[Code that draws figures]
^^^^^^^^^^^^^^^^
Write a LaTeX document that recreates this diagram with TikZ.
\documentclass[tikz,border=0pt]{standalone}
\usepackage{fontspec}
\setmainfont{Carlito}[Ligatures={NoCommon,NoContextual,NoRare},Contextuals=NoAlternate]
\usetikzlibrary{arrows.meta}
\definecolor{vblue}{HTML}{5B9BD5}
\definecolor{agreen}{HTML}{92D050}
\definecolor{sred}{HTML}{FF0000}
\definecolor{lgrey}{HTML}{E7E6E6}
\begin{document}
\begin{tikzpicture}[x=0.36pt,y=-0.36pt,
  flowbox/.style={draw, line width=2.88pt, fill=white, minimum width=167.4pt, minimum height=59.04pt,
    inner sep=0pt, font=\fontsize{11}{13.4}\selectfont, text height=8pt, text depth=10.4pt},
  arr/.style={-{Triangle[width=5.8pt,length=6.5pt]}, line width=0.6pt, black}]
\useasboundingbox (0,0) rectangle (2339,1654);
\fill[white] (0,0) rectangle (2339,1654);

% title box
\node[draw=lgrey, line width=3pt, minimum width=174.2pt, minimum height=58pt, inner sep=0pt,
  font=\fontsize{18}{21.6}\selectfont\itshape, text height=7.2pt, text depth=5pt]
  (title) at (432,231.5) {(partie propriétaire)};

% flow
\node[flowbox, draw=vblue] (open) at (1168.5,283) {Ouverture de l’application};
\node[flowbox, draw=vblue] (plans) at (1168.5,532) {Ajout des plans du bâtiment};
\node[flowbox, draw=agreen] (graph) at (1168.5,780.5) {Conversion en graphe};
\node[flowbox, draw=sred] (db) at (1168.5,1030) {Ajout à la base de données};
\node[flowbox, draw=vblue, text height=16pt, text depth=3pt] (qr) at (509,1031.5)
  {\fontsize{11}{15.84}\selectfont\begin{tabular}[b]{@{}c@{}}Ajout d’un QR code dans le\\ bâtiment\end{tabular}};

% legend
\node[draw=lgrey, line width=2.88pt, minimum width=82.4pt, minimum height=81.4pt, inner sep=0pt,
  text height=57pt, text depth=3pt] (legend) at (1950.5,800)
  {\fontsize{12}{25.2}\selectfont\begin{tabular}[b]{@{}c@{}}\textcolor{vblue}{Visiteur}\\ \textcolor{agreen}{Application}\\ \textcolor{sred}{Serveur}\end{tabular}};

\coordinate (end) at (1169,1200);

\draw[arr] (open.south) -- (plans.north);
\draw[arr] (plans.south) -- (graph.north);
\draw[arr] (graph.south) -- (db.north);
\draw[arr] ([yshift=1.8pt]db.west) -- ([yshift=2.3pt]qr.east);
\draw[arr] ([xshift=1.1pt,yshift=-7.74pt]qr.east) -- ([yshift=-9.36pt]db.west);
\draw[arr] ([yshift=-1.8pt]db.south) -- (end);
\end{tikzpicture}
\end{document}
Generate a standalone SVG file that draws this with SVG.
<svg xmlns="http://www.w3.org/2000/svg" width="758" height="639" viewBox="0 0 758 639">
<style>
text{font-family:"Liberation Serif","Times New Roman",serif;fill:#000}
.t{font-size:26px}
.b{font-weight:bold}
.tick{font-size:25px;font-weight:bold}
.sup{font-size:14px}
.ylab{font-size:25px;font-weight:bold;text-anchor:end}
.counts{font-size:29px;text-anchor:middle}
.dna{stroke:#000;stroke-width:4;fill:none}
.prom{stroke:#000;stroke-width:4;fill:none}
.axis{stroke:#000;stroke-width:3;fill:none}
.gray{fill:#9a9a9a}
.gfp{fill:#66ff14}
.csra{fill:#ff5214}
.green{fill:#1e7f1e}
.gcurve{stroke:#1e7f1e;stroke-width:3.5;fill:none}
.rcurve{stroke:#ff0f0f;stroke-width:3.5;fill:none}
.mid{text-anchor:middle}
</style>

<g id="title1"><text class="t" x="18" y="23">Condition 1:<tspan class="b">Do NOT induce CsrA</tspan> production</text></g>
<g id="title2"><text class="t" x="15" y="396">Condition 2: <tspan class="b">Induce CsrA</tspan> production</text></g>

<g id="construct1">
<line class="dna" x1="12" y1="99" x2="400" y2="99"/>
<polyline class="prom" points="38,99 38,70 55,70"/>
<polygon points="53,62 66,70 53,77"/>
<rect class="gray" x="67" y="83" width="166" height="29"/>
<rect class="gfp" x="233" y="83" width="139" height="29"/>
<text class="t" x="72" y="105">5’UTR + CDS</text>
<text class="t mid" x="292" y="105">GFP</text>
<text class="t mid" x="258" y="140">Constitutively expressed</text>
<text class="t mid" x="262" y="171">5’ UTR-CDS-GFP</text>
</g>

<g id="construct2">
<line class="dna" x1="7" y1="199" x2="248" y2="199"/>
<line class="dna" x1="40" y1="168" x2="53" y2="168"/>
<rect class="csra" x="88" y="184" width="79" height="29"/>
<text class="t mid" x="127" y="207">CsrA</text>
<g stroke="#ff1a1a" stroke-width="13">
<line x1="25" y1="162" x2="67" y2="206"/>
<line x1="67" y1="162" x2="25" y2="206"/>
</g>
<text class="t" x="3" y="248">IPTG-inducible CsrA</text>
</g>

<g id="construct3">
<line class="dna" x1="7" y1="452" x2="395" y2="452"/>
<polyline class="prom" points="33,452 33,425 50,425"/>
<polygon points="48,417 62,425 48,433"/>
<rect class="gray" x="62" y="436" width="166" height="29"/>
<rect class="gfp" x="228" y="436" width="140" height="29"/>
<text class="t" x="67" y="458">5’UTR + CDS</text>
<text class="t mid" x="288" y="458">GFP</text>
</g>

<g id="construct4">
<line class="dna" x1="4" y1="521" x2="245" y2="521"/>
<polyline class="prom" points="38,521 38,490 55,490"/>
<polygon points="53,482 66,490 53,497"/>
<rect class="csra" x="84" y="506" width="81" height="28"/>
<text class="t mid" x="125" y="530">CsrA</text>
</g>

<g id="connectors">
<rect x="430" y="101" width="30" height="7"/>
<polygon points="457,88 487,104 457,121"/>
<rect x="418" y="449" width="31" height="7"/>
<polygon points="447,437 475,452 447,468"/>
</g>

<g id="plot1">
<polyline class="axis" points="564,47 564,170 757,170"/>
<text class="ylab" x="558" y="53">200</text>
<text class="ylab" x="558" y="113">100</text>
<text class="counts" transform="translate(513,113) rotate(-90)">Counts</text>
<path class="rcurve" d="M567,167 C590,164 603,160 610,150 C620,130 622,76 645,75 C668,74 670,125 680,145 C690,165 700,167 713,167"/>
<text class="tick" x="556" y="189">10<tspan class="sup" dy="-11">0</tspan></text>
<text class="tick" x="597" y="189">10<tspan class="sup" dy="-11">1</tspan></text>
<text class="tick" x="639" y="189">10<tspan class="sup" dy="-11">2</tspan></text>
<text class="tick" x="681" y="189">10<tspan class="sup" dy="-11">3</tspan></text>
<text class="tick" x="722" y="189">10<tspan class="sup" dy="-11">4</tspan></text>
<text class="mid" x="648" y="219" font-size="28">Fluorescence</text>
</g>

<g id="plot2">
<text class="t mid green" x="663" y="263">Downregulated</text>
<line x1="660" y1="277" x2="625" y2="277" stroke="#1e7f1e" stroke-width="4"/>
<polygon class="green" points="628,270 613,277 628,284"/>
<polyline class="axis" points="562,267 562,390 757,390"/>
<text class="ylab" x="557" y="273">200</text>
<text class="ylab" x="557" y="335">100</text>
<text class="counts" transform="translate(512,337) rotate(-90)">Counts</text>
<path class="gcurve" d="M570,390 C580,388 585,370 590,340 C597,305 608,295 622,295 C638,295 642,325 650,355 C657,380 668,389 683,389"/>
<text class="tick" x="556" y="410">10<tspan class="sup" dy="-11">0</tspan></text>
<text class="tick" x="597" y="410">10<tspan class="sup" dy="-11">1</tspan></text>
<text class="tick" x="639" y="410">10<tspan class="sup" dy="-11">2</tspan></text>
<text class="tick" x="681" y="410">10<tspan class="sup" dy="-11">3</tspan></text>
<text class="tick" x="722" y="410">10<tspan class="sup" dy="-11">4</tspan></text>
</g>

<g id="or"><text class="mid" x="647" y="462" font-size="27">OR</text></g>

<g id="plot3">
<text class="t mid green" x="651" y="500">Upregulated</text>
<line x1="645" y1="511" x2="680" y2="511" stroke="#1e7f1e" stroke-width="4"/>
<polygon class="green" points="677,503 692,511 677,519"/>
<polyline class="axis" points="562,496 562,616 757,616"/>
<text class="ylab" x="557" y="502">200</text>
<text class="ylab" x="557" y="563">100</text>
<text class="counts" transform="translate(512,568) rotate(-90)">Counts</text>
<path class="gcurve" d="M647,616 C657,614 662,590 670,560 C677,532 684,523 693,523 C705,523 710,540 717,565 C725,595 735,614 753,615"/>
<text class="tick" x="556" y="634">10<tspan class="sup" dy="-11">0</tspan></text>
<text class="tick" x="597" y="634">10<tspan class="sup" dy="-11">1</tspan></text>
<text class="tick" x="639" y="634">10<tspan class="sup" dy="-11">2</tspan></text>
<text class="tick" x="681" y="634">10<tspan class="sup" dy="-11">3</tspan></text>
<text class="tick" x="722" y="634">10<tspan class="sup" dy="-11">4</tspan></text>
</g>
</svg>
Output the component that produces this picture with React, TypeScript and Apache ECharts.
^^^^^^^^^^^^^^^^
> _Exercise directions_: Quote the records above from their first line through the line containing "(end) at (1169,1200);", both ends included.

> _Problem solution_:
Write a LaTeX document that recreates this diagram with TikZ.
\documentclass[tikz,border=0pt]{standalone}
\usepackage{fontspec}
\setmainfont{Carlito}[Ligatures={NoCommon,NoContextual,NoRare},Contextuals=NoAlternate]
\usetikzlibrary{arrows.meta}
\definecolor{vblue}{HTML}{5B9BD5}
\definecolor{agreen}{HTML}{92D050}
\definecolor{sred}{HTML}{FF0000}
\definecolor{lgrey}{HTML}{E7E6E6}
\begin{document}
\begin{tikzpicture}[x=0.36pt,y=-0.36pt,
  flowbox/.style={draw, line width=2.88pt, fill=white, minimum width=167.4pt, minimum height=59.04pt,
    inner sep=0pt, font=\fontsize{11}{13.4}\selectfont, text height=8pt, text depth=10.4pt},
  arr/.style={-{Triangle[width=5.8pt,length=6.5pt]}, line width=0.6pt, black}]
\useasboundingbox (0,0) rectangle (2339,1654);
\fill[white] (0,0) rectangle (2339,1654);

% title box
\node[draw=lgrey, line width=3pt, minimum width=174.2pt, minimum height=58pt, inner sep=0pt,
  font=\fontsize{18}{21.6}\selectfont\itshape, text height=7.2pt, text depth=5pt]
  (title) at (432,231.5) {(partie propriétaire)};

% flow
\node[flowbox, draw=vblue] (open) at (1168.5,283) {Ouverture de l’application};
\node[flowbox, draw=vblue] (plans) at (1168.5,532) {Ajout des plans du bâtiment};
\node[flowbox, draw=agreen] (graph) at (1168.5,780.5) {Conversion en graphe};
\node[flowbox, draw=sred] (db) at (1168.5,1030) {Ajout à la base de données};
\node[flowbox, draw=vblue, text height=16pt, text depth=3pt] (qr) at (509,1031.5)
  {\fontsize{11}{15.84}\selectfont\begin{tabular}[b]{@{}c@{}}Ajout d’un QR code dans le\\ bâtiment\end{tabular}};

% legend
\node[draw=lgrey, line width=2.88pt, minimum width=82.4pt, minimum height=81.4pt, inner sep=0pt,
  text height=57pt, text depth=3pt] (legend) at (1950.5,800)
  {\fontsize{12}{25.2}\selectfont\begin{tabular}[b]{@{}c@{}}\textcolor{vblue}{Visiteur}\\ \textcolor{agreen}{Application}\\ \textcolor{sred}{Serveur}\end{tabular}};

\coordinate (end) at (1169,1200);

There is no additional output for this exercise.